I dati sono il nuovo petrolio nell’economia digitale. È un’affermazione che ricorre spesso e, in effetti, il mercato dei big data analytics in Italia vale 1,4 miliardi di euro e continua a crescere a ritmi serrati, superiori al 25%. Tuttavia la società di ricerca Gartner afferma che oltre il 60% dei progetti di big data non ha avuto successo nel generare insight “azionabili” dal business. “La vera differenza tra un progetto di successo e uno meno brillante – afferma Bernard Marr – è la strategia, non i dati; i dati sono solo una conseguenza”.
La maggior parte delle aziende si focalizza su volume e varietà: più dati, più tipi di dati, più fonti di dati. Ma i dati in quanto tali sono privi di significato, così come il loro volume. Al fine di migliorare i risultati di business, abbiamo bisogno di smart data per cui l’attenzione si sposta dal volume al valore. Gli smart data sono i big data trasformati in dati azionabili, disponibili in tempo reale.
Nell’ambito retail gli smart data aiutano a prevedere le tendenze emergenti, ingaggiare il cliente giusto al momento giusto, ridurre i costi di marketing e aumentare la qualità del servizio clienti. Per esempio, se guardiamo al mero volume saremmo portati a considerare qualunque interazione con il nostro servizio clienti, dati non strutturati e in formati diversi, dalle registrazioni audio, alle richieste testuali da form, log delle chat ecc.
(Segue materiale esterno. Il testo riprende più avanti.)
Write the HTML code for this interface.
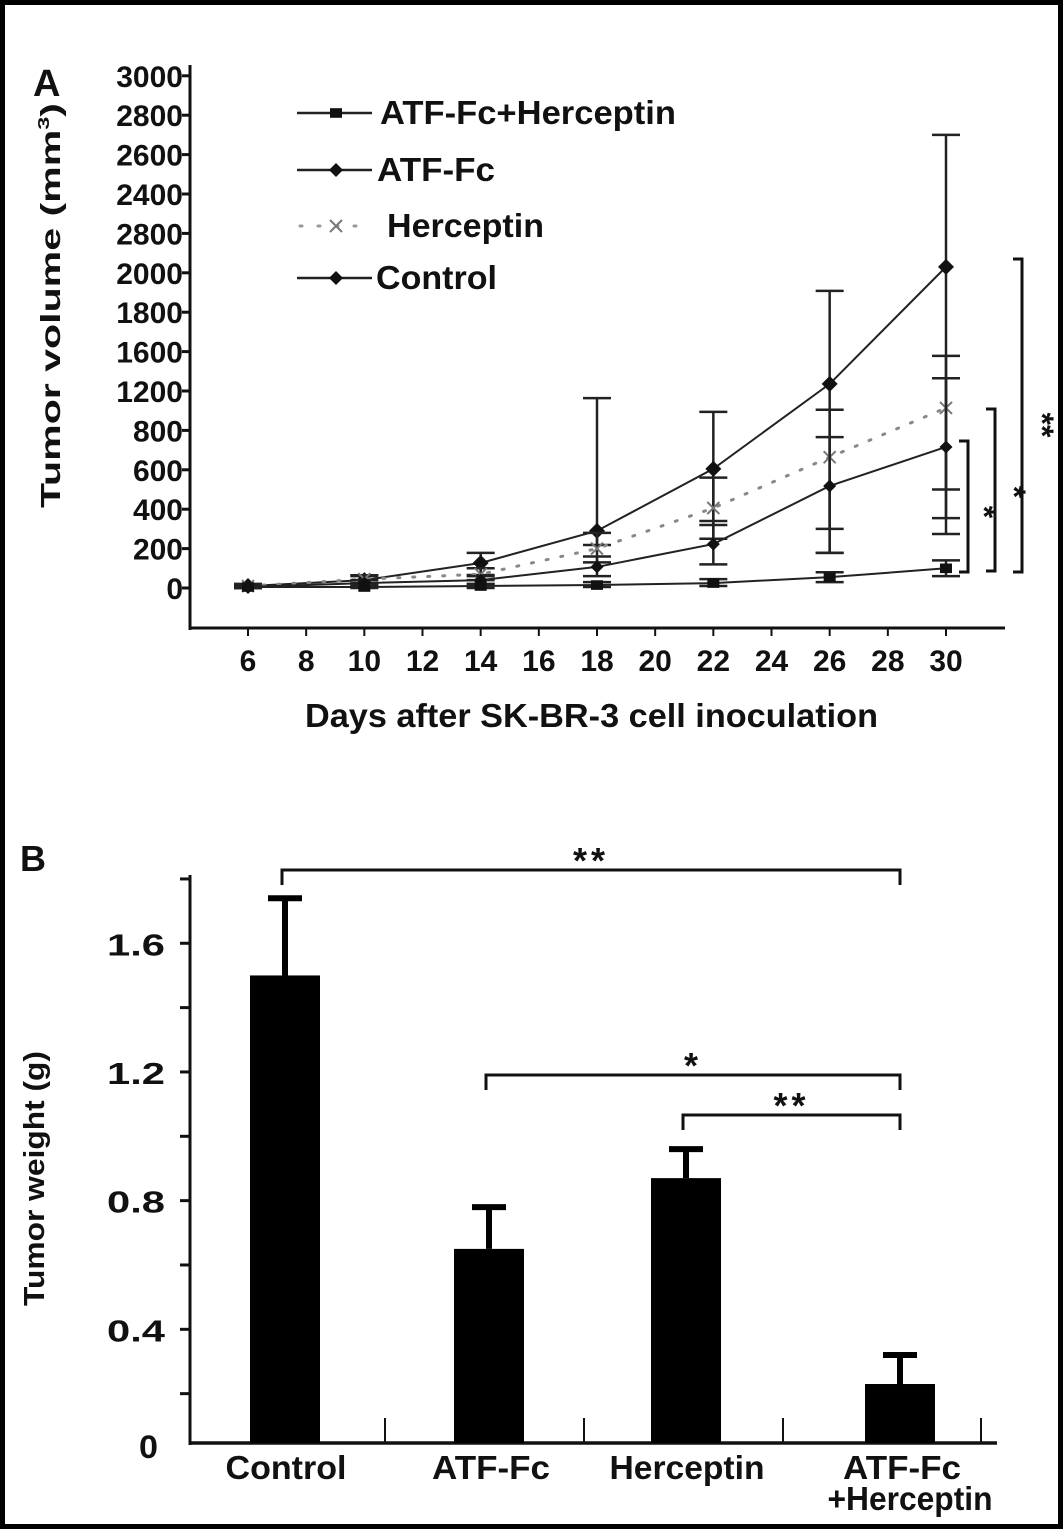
<!DOCTYPE html>
<html><head><meta charset="utf-8"><style>
html,body{margin:0;padding:0;background:#fff}
svg{display:block}
text{font-family:"Liberation Sans",sans-serif;font-weight:bold;fill:#111}
</style></head><body>
<svg id="fig" width="1063" height="1532" viewBox="0 0 1063 1532">
<rect x="2.5" y="2.5" width="1058" height="1524" fill="#fff" stroke="#000" stroke-width="5"/>
<g id="pa"></g>
<g id="pb"></g>
</svg>
<script>
// ---------- Panel A data ----------
const days = [6, 10, 14, 18, 22, 26, 30];
const yTickLabels = ["0","200","400","600","800","1200","1600","1800","2000","2800","2400","2600","2800","3000"];
const yTickValues = [0,200,400,600,800,1200,1600,1800,2000,2200,2400,2600,2800,3000];
const xTickLabels = [6,8,10,12,14,16,18,20,22,24,26,28,30];
const controlMean = [10, 40, 127, 290, 605, 1272, 2030];
const controlLow  = [0, 20, 66, 218, 320, 178, 274];
const controlHigh = [20, 60, 178, 1128, 988, 1908, 2700];
const hercMean = [10, 45, 70, 200, 406, 664, 1028];
const hercLow  = [0, 25, 40, 130, 250, 300, 500];
const hercHigh = [20, 65, 100, 280, 560, 1010, 1556];
const atfMean = [5, 25, 40, 107, 223, 518, 716];
const atfLow  = [0, 10, 20, 60, 120, 178, 355];
const atfHigh = [10, 40, 60, 160, 340, 766, 1330];
const comboMean = [5, 5, 10, 15, 25, 55, 100];
const comboLow  = [0, 0, 0, 5, 10, 30, 60];
const comboHigh = [10, 10, 20, 30, 45, 80, 140];
// ---------- Panel B data ----------
const groups = ["Control", "ATF-Fc", "Herceptin", "ATF-Fc|+Herceptin"];
const weights = [1.50, 0.65, 0.87, 0.23];
const weightErr = [0.24, 0.13, 0.09, 0.09];
const bTickValues = [0.4, 0.8, 1.2, 1.6];

const NS = "http://www.w3.org/2000/svg";
function mk(parent, tag, attrs, txt){
  const e = document.createElementNS(NS, tag);
  for (const k in attrs) e.setAttribute(k, attrs[k]);
  if (txt !== undefined) e.textContent = txt;
  parent.appendChild(e); return e;
}
const pa = document.getElementById('pa');
const pb = document.getElementById('pb');

const Y0 = 588, STEP = 39.4;
function ya(v){
  for (let i = 0; i < yTickValues.length - 1; i++){
    if (v <= yTickValues[i+1]) {
      const f = (v - yTickValues[i]) / (yTickValues[i+1] - yTickValues[i]);
      return Y0 - (i + f) * STEP;
    }
  }
  return Y0 - (yTickValues.length - 1) * STEP;
}
function xa(d){ return 248 + (d - 6) * (698 / 24); }

let e = mk(pa, 'text', {x: 33, y: 96, 'font-size': 38}, 'A');


e = mk(pa, 'line', {x1: 190, y1: 65, x2: 190, y2: 630, stroke: '#111', 'stroke-width': 3});


e = mk(pa, 'line', {x1: 189, y1: 628, x2: 1005, y2: 628, stroke: '#111', 'stroke-width': 3});


yTickLabels.forEach((lab, i) => {
  const y = Y0 - i * STEP;
  const t = mk(pa, 'line', {x1: 182, y1: y, x2: 190, y2: y, stroke: '#111', 'stroke-width': 3});
  
  
  const l = mk(pa, 'text', {x: 183, y: y + 11, 'font-size': 30, 'text-anchor': 'end'}, lab);
  
  
});
xTickLabels.forEach(d => {
  const x = xa(d);
  const t = mk(pa, 'line', {x1: x, y1: 628, x2: x, y2: 636, stroke: '#111', 'stroke-width': 2});
  
  
  const l = mk(pa, 'text', {x: x, y: 671, 'font-size': 30, 'text-anchor': 'middle'}, String(d));
  
  
});
e = mk(pa, 'text', {x: 305, y: 727, 'font-size': 33, textLength: 573, lengthAdjust: 'spacingAndGlyphs'}, 'Days after SK-BR-3 cell inoculation');


e = mk(pa, 'text', {x: 0, y: 0, 'font-size': 28, textLength: 405, lengthAdjust: 'spacingAndGlyphs', transform: 'translate(60,508) rotate(-90)'});


e.appendChild(document.createTextNode('Tumor volume (mm'));
mk(e, 'tspan', {'font-size': 16, dy: -11}, '3');
mk(e, 'tspan', {dy: 11}, ')');

const series = [
  {name: 'control', mean: controlMean, lo: controlLow, hi: controlHigh, dash: null, mk: 'diamond', r: 8},
  {name: 'herceptin', mean: hercMean, lo: hercLow, hi: hercHigh, dash: '2 13', mk: 'x', r: 6},
  {name: 'atf-fc', mean: atfMean, lo: atfLow, hi: atfHigh, dash: null, mk: 'diamond', r: 6.5},
  {name: 'atf-fc-herceptin', mean: comboMean, lo: comboLow, hi: comboHigh, dash: null, mk: 'square', r: 6}
];
function marker(g, type, x, y, r){
  let m;
  if (type === 'diamond') m = mk(g, 'polygon', {points: `${x},${y-r} ${x+r},${y} ${x},${y+r} ${x-r},${y}`, fill: '#111'});
  else if (type === 'square') m = mk(g, 'rect', {x: x-r, y: y-r*0.8, width: 2*r, height: 1.6*r, fill: '#111'});
  else m = mk(g, 'path', {d: `M${x-r},${y-r}L${x+r},${y+r}M${x+r},${y-r}L${x-r},${y+r}`, stroke: '#777', 'stroke-width': 2, fill: 'none'});
  return m;
}
series.forEach(s => {
  const g = mk(pa, 'g', {});
  
  
  days.forEach((d, i) => {
    const x = xa(d);
    const b = mk(g, 'path', {d: `M${x},${ya(s.lo[i])}V${ya(s.hi[i])}M${x-14},${ya(s.lo[i])}h28M${x-14},${ya(s.hi[i])}h28`, stroke: '#222', 'stroke-width': 2.5, fill: 'none'});
    
    
  });
  const pts = days.map((d, i) => xa(d) + ',' + ya(s.mean[i])).join(' ');
  const attrs = {points: pts, fill: 'none', stroke: s.dash ? '#888' : '#222', 'stroke-width': s.dash ? 3 : 2};
  if (s.dash) { attrs['stroke-dasharray'] = s.dash; attrs['stroke-linecap'] = 'round'; }
  const ln = mk(g, 'polyline', attrs);
  
  
  days.forEach((d, i) => {
    const m = marker(g, s.mk, xa(d), ya(s.mean[i]), s.r);
    
    
  });
});

const legend = [
  {label: 'ATF-Fc+Herceptin', y: 113, mk: 'square', dash: false, tx: 380, w: 296},
  {label: 'ATF-Fc', y: 170, mk: 'diamond', dash: false, tx: 377, w: 118},
  {label: 'Herceptin', y: 226, mk: 'x', dash: true, tx: 387, w: 157},
  {label: 'Control', y: 278, mk: 'diamond', dash: false, tx: 376, w: 121}
];
legend.forEach(L => {
  const g = mk(pa, 'g', {});
  
  
  if (L.dash) {
    mk(g, 'line', {x1: 300, y1: L.y, x2: 370, y2: L.y, stroke: '#999', 'stroke-width': 3, 'stroke-dasharray': '2 16', 'stroke-linecap': 'round'});
  } else {
    mk(g, 'line', {x1: 297, y1: L.y, x2: 372, y2: L.y, stroke: '#222', 'stroke-width': 2.5});
  }
  marker(g, L.mk, 336, L.y, L.mk === 'diamond' ? 7 : 6);
  mk(g, 'text', {x: L.tx, y: L.y + 11, 'font-size': 33, textLength: L.w, lengthAdjust: 'spacingAndGlyphs'}, L.label);
});

const brA = [{x: 968, y1: 441, y2: 572, s: '*', sx: 984, sy: 512},
             {x: 995, y1: 409, y2: 571, s: '*', sx: 1014, sy: 492},
             {x: 1022, y1: 259, y2: 572, s: '**', sx: 1042, sy: 425}];
brA.forEach(b => {
  const p = mk(pa, 'path', {d: `M${b.x-9},${b.y1}H${b.x}V${b.y2}H${b.x-9}`, stroke: '#111', 'stroke-width': 3, fill: 'none'});
  
  
  const t = mk(pa, 'text', {x: 0, y: 0, 'font-size': 32, 'font-weight': 'normal', 'text-anchor': 'middle', 'dominant-baseline': 'central', transform: `translate(${b.sx},${b.sy}) rotate(90)`}, b.s);
  
  
});

// ---------- Panel B ----------
const BY0 = 1458, BS = 321.7, AXY = 1443;
function yb(v){ return BY0 - v * BS; }
const centers = [285, 489, 686, 900];
e = mk(pb, 'text', {x: 20, y: 871, 'font-size': 36}, 'B');


e = mk(pb, 'line', {x1: 190, y1: 875, x2: 190, y2: 1445, stroke: '#111', 'stroke-width': 3});


e = mk(pb, 'line', {x1: 189, y1: AXY, x2: 997, y2: AXY, stroke: '#111', 'stroke-width': 3.5});


bTickValues.forEach(v => {
  const y = yb(v);
  const t = mk(pb, 'line', {x1: 180, y1: y, x2: 190, y2: y, stroke: '#111', 'stroke-width': 3});
  
  
  const t2 = mk(pb, 'line', {x1: 180, y1: yb(v - 0.2), x2: 190, y2: yb(v - 0.2), stroke: '#111', 'stroke-width': 3});
  
  
  const l = mk(pb, 'text', {x: 107, y: y + 12, 'font-size': 31, textLength: 58, lengthAdjust: 'spacingAndGlyphs'}, v.toFixed(1));
  
  
});
e = mk(pb, 'text', {x: 139, y: 1458, 'font-size': 32, textLength: 19, lengthAdjust: 'spacingAndGlyphs'}, '0');


[1.8].forEach(v => { const t = mk(pb, 'line', {x1: 180, y1: yb(v), x2: 190, y2: yb(v), stroke: '#111', 'stroke-width': 3});   });
[385, 584, 783, 981].forEach(x => { const t = mk(pb, 'line', {x1: x, y1: AXY, x2: x, y2: AXY - 25, stroke: '#111', 'stroke-width': 2});   });
e = mk(pb, 'text', {x: 0, y: 0, 'font-size': 29, textLength: 255, lengthAdjust: 'spacingAndGlyphs', transform: 'translate(44,1306) rotate(-90)'}, 'Tumor weight (g)');


const labW = [[121], [118], [155], [118, 165]];
const labCx = [[286], [491], [687], [902, 910]];
groups.forEach((gname, i) => {
  const c = centers[i];
  const bar = mk(pb, 'rect', {x: c - 35, y: yb(weights[i]), width: 70, height: AXY - yb(weights[i]), fill: '#000'});
  
  
  const et = yb(weights[i] + weightErr[i]);
  const eb = mk(pb, 'path', {d: `M${c},${yb(weights[i])}V${et}M${c-17},${et}h34`, stroke: '#000', 'stroke-width': 6, fill: 'none'});
  
  
  const parts = gname.split('|');
  parts.forEach((p, k) => {
    const w = labW[i][k];
    const cx = labCx[i][k];
    const l = mk(pb, 'text', {x: cx - w / 2, y: 1479 + k * 31, 'font-size': 33, textLength: w, lengthAdjust: 'spacingAndGlyphs'}, p);
    
    
  });
});
const brB = [{a: 0, b: 3, y: 870, s: '**'}, {a: 1, b: 3, y: 1075, s: '*'}, {a: 2, b: 3, y: 1115, s: '**'}];
brB.forEach(b => {
  const x1 = centers[b.a] - 3, x2 = centers[b.b];
  const p = mk(pb, 'path', {d: `M${x1},${b.y + 15}V${b.y}H${x2}V${b.y + 15}`, stroke: '#111', 'stroke-width': 3, fill: 'none'});
  
  
  const t = mk(pb, 'text', {x: (x1 + x2) / 2, y: b.y + 3, 'font-size': 36, 'font-weight': 'normal', 'letter-spacing': 4, 'text-anchor': 'middle'}, b.s);
  
  
});
</script>
</body></html>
Ma qual è l’obiettivo? Quale strategia abbiamo per perseguirlo? Per identificare quali sono le problematiche ricorrenti o quelle più critiche, l’informazione smart di cui abbiamo bisogno sono i topic presenti in una determinata conversazione, che devono essere identificati grazie ad algoritmi di npl (natural language processing) e salvati in tempo reale come tag associati al contenuto. Con queste informazioni smart è possibile ottimizzare i canali di supporto, aumentando le informazioni disponibili per l’utente finale rispetto alle problematiche più frequenti, istruire meglio gli operatori del customer service e i chatbot.
Guardando invece al mondo dell’ecommerce, l’algoritmo del motore di raccomandazione di Amazon si basa sulla cronologia degli acquisti di un utente, sugli articoli già presenti nel carrello, sugli articoli che sono stati valutati in passato e su ciò che altri clienti hanno visualizzato o acquistato di recente: pochissimi data point rispetto a tutti quelli ai quali ha accesso il retailer, ma sufficienti a risolvere il problema della “coda lunga”, consigliando gli articoli che non vengono frequentemente cercati e quindi non generano entrate. Secondo un recente report di McKinsey, oltre il 35% di tutte le vendite del colosso sono generate dal suo motore di raccomandazione. Pochi dati, per il massimo risultato di business.
I dati richiedono tempo e denaro per essere archiviati, organizzati e governati, per questo è fondamentale spostarsi verso gli smart data: informazioni selezionate consapevolmente con l’obiettivo di individuare insight significativi.